[Extracted records]

_ _ _ _ _ _ _

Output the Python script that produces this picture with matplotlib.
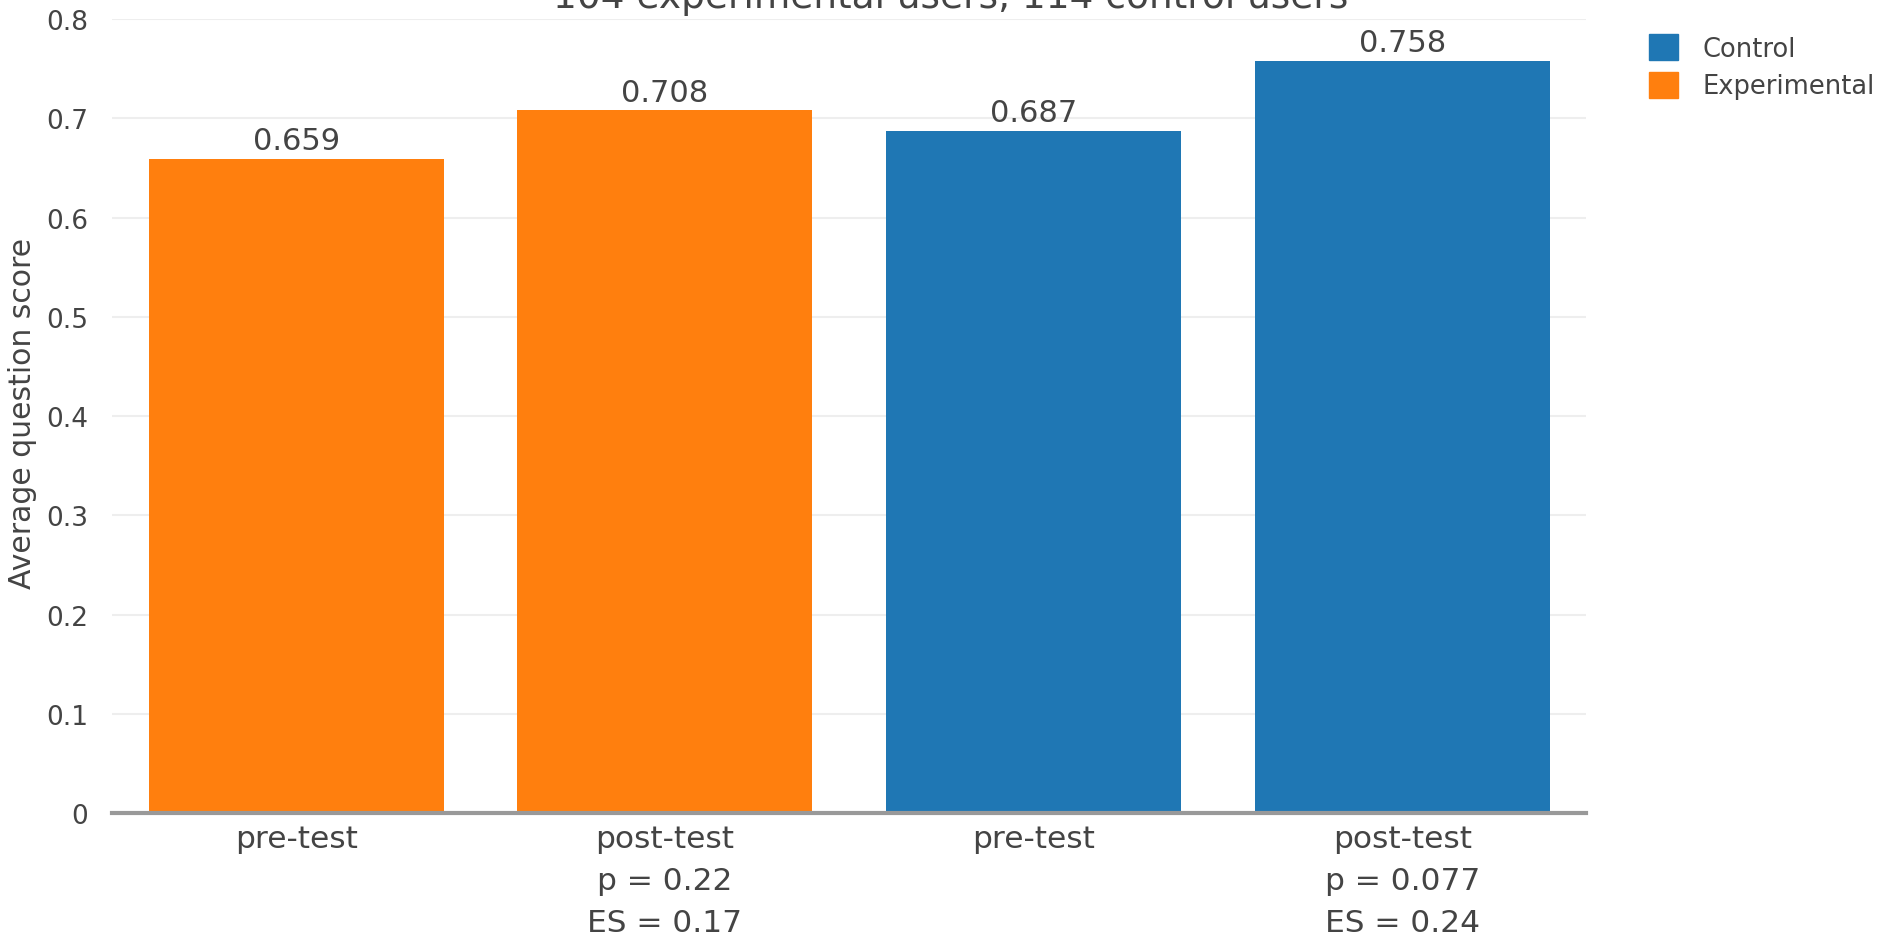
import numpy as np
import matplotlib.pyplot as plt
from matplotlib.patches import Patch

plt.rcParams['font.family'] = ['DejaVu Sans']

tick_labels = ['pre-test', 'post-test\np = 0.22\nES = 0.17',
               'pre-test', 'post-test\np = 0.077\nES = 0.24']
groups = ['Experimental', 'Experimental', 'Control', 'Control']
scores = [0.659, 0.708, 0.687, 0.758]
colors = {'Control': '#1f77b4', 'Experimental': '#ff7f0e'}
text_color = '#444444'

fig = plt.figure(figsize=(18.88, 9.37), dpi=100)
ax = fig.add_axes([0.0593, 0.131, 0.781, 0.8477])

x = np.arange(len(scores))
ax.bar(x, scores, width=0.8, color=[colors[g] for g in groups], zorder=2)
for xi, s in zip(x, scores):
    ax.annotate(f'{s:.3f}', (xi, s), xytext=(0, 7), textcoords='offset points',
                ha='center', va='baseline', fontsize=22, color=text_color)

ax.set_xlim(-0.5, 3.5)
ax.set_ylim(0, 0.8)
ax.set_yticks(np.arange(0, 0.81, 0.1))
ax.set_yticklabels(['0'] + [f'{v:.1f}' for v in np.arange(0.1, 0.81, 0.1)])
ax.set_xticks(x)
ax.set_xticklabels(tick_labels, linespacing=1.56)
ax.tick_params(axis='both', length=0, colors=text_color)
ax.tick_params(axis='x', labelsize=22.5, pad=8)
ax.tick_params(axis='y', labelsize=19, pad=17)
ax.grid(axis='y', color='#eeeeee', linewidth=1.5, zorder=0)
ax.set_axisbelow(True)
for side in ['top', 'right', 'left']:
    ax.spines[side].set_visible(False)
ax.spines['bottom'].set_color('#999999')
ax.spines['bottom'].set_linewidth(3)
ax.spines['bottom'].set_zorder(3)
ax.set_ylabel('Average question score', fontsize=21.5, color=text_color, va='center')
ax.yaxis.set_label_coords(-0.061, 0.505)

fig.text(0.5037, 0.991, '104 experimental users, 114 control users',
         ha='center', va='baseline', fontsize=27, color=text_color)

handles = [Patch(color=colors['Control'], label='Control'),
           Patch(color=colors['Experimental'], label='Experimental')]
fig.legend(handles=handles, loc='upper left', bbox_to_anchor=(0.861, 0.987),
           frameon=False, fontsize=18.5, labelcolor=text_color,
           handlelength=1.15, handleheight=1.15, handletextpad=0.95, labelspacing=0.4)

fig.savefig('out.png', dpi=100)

_ _ _ _ _ _ _

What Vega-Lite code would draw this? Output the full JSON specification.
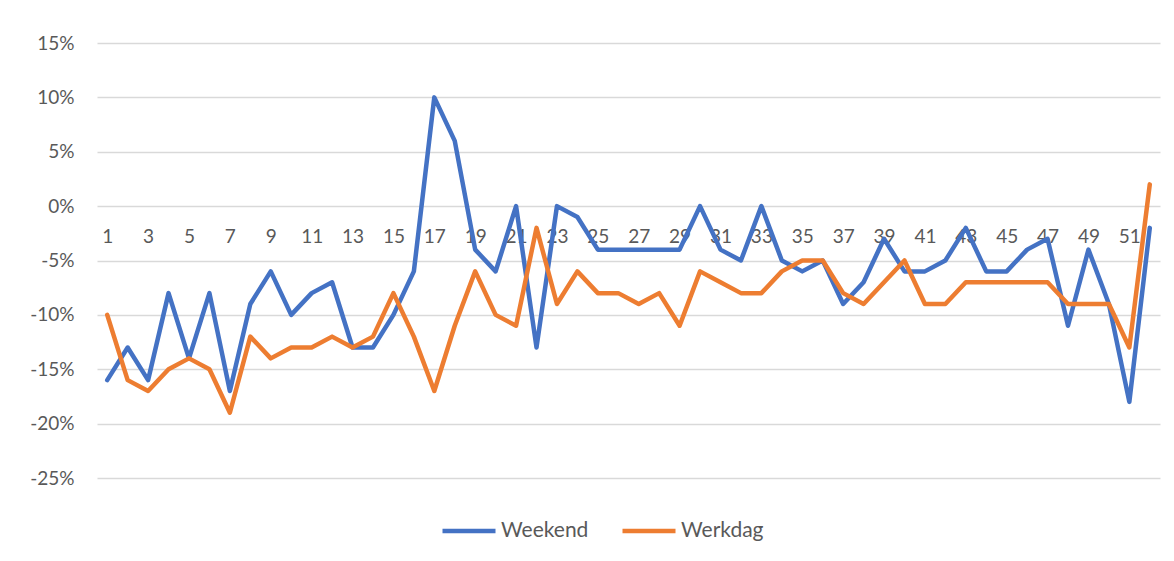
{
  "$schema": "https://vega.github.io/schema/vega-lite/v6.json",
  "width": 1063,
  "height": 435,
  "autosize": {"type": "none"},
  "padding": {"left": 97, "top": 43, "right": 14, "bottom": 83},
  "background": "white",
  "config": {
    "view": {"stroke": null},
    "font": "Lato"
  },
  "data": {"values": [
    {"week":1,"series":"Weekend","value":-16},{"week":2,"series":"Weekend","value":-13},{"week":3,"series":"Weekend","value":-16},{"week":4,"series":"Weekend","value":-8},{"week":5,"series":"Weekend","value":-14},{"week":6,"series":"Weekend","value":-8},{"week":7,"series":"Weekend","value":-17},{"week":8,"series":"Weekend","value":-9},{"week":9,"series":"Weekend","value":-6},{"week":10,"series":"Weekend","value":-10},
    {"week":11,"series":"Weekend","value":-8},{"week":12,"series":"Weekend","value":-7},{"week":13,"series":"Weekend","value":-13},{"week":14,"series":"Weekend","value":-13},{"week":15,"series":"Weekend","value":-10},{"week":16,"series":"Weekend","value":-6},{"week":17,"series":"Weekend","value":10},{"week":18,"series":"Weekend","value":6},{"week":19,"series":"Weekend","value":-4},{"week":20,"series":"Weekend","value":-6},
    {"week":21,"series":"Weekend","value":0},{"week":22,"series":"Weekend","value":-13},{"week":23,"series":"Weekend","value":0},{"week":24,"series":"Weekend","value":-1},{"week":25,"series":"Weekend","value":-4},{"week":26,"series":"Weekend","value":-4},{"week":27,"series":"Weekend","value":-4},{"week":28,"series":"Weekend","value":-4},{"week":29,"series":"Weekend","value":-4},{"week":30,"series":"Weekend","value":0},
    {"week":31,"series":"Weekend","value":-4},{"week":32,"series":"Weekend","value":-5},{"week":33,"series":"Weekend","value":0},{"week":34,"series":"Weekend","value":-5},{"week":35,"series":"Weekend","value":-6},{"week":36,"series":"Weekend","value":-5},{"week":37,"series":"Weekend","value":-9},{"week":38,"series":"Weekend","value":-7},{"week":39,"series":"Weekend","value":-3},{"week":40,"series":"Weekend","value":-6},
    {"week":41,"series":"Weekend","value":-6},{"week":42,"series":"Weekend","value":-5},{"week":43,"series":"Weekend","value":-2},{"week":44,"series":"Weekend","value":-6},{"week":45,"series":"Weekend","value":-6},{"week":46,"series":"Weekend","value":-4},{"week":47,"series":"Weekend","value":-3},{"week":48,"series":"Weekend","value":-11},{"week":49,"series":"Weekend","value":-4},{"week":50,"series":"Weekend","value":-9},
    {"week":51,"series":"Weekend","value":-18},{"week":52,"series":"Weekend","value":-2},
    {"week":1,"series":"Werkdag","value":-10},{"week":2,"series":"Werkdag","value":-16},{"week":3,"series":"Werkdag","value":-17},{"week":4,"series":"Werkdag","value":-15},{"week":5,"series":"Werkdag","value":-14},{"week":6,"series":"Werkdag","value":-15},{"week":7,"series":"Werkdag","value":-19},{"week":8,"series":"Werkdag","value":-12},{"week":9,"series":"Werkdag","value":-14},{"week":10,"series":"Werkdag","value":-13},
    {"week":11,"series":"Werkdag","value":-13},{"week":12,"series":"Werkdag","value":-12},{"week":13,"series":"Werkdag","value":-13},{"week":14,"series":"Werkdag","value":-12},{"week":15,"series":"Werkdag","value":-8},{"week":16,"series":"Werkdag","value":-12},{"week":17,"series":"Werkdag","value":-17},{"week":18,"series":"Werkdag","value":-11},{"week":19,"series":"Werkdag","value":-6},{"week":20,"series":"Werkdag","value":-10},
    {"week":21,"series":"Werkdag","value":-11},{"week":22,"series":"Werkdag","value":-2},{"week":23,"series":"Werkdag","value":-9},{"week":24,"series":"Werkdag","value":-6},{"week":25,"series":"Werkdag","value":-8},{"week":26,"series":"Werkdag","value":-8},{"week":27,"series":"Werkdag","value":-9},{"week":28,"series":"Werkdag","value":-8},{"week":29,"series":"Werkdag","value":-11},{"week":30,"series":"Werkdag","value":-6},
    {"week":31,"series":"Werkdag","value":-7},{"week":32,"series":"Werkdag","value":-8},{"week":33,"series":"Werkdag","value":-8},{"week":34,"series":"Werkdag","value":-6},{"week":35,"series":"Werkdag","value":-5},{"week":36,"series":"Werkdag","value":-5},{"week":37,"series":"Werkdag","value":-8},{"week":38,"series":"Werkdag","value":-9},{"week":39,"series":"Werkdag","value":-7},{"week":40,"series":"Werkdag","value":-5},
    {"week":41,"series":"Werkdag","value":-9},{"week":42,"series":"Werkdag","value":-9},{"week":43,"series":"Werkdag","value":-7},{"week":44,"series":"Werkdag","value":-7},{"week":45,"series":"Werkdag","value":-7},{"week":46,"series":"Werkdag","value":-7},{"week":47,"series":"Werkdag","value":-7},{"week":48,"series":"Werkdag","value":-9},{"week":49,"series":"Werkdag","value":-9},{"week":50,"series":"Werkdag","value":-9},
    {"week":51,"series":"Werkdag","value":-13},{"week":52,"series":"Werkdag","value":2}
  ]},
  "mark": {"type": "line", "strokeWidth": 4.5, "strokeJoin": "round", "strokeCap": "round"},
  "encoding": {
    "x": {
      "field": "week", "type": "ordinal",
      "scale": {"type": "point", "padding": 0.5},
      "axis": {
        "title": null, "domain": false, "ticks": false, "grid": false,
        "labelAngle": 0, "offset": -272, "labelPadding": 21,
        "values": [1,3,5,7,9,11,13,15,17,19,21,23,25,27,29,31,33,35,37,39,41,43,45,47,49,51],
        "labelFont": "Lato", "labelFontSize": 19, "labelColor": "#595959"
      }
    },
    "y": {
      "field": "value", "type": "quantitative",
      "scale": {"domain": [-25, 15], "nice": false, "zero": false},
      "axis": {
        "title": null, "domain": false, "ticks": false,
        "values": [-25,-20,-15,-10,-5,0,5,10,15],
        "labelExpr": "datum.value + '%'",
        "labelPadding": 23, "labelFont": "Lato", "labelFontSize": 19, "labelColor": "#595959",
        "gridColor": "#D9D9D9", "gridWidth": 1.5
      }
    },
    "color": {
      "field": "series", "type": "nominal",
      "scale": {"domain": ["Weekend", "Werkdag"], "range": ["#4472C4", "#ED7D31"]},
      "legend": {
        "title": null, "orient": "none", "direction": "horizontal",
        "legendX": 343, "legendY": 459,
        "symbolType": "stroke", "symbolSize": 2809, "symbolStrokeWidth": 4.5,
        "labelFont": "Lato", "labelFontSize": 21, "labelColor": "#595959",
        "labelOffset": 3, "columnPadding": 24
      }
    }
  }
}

_ _ _ _ _ _ _

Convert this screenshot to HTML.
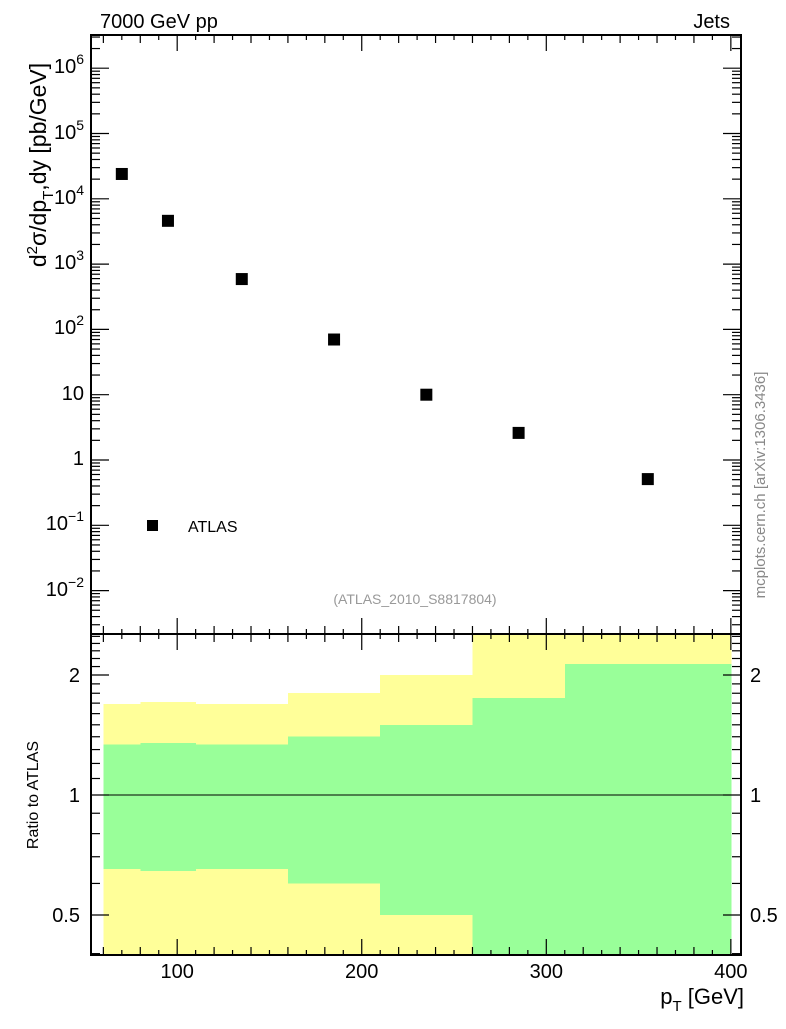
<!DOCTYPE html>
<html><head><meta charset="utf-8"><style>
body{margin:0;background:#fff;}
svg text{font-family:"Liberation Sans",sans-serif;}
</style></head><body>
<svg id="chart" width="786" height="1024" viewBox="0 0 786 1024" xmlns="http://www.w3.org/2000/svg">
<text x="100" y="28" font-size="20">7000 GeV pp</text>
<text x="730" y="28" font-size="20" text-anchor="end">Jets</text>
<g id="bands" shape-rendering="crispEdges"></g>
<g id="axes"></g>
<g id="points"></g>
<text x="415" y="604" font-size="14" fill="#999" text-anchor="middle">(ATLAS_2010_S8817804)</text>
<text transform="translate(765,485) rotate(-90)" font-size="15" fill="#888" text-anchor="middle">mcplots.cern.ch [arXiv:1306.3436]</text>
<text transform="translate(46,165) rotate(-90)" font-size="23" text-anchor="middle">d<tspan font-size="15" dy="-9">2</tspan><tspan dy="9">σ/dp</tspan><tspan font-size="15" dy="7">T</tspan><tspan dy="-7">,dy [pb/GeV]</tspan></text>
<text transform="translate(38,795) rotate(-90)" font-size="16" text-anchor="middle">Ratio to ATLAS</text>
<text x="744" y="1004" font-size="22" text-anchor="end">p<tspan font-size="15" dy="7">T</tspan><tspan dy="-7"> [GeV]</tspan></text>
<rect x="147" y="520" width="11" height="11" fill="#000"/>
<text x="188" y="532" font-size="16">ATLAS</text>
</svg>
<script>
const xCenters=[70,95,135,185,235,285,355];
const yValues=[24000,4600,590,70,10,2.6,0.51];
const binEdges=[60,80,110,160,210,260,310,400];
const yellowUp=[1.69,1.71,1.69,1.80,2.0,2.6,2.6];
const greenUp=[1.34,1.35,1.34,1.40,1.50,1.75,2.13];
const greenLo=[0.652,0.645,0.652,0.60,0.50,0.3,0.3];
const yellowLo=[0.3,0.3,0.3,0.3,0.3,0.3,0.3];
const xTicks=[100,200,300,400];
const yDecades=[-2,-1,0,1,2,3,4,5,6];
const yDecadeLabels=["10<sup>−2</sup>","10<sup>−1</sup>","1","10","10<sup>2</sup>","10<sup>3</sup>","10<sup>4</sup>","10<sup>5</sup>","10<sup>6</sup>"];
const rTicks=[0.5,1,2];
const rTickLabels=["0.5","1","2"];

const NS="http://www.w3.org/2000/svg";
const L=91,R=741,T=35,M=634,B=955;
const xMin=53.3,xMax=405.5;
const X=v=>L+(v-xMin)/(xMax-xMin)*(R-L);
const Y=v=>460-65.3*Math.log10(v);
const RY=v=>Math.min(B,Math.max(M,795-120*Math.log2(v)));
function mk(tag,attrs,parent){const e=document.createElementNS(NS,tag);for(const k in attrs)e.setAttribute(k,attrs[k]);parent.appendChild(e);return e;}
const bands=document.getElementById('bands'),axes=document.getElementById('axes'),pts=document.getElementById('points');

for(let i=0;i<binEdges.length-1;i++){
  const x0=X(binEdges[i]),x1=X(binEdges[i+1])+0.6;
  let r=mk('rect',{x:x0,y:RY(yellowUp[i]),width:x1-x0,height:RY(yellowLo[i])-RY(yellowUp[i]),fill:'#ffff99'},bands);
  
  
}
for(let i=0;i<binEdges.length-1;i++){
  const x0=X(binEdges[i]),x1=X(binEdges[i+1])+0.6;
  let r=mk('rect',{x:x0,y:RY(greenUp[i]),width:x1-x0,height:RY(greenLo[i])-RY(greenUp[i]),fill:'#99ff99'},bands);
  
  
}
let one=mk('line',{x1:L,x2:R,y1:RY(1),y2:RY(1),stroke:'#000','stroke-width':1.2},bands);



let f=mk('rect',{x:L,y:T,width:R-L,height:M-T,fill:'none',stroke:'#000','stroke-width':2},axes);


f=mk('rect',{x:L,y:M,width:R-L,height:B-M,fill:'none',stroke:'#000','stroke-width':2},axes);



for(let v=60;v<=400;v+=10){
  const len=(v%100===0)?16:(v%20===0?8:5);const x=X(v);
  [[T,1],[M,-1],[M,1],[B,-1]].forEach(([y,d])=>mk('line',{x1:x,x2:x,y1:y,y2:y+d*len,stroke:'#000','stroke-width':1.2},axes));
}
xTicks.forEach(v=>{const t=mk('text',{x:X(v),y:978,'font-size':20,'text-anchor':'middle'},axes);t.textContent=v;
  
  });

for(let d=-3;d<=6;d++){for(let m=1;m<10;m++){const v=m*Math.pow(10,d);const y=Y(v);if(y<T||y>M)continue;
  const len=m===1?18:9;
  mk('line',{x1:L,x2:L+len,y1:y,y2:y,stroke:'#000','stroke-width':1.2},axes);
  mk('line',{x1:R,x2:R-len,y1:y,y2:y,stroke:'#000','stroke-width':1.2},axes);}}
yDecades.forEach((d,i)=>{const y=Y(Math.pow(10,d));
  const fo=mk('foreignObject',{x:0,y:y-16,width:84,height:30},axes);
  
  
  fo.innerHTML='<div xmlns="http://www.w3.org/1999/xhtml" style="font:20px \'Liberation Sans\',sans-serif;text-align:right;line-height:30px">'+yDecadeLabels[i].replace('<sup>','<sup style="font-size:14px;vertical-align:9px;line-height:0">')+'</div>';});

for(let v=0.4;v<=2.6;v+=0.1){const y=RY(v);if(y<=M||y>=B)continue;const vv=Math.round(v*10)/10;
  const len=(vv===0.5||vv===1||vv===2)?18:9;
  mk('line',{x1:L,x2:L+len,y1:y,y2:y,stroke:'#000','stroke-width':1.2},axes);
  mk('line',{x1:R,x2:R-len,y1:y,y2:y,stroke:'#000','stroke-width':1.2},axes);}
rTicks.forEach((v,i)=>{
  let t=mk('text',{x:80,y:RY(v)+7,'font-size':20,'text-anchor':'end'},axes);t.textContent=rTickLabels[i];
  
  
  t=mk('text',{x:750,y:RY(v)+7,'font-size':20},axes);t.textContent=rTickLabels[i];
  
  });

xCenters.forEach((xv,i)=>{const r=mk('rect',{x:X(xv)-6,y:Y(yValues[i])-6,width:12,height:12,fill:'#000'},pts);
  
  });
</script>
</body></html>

_ _ _ _ _ _ _

▶ SET TASK:
Keep to the lines above from the line with "Output the Python" to the line with "ha='center', va='baseline', fontsize=22, color=text_color)", and set down exactly those, inclusive, with nothing else and every picture left out.

▶ ANSWER TO THIS TASK:
Output the Python script that produces this picture with matplotlib.
import numpy as np
import matplotlib.pyplot as plt
from matplotlib.patches import Patch

plt.rcParams['font.family'] = ['DejaVu Sans']

tick_labels = ['pre-test', 'post-test\np = 0.22\nES = 0.17',
               'pre-test', 'post-test\np = 0.077\nES = 0.24']
groups = ['Experimental', 'Experimental', 'Control', 'Control']
scores = [0.659, 0.708, 0.687, 0.758]
colors = {'Control': '#1f77b4', 'Experimental': '#ff7f0e'}
text_color = '#444444'

fig = plt.figure(figsize=(18.88, 9.37), dpi=100)
ax = fig.add_axes([0.0593, 0.131, 0.781, 0.8477])

x = np.arange(len(scores))
ax.bar(x, scores, width=0.8, color=[colors[g] for g in groups], zorder=2)
for xi, s in zip(x, scores):
    ax.annotate(f'{s:.3f}', (xi, s), xytext=(0, 7), textcoords='offset points',
                ha='center', va='baseline', fontsize=22, color=text_color)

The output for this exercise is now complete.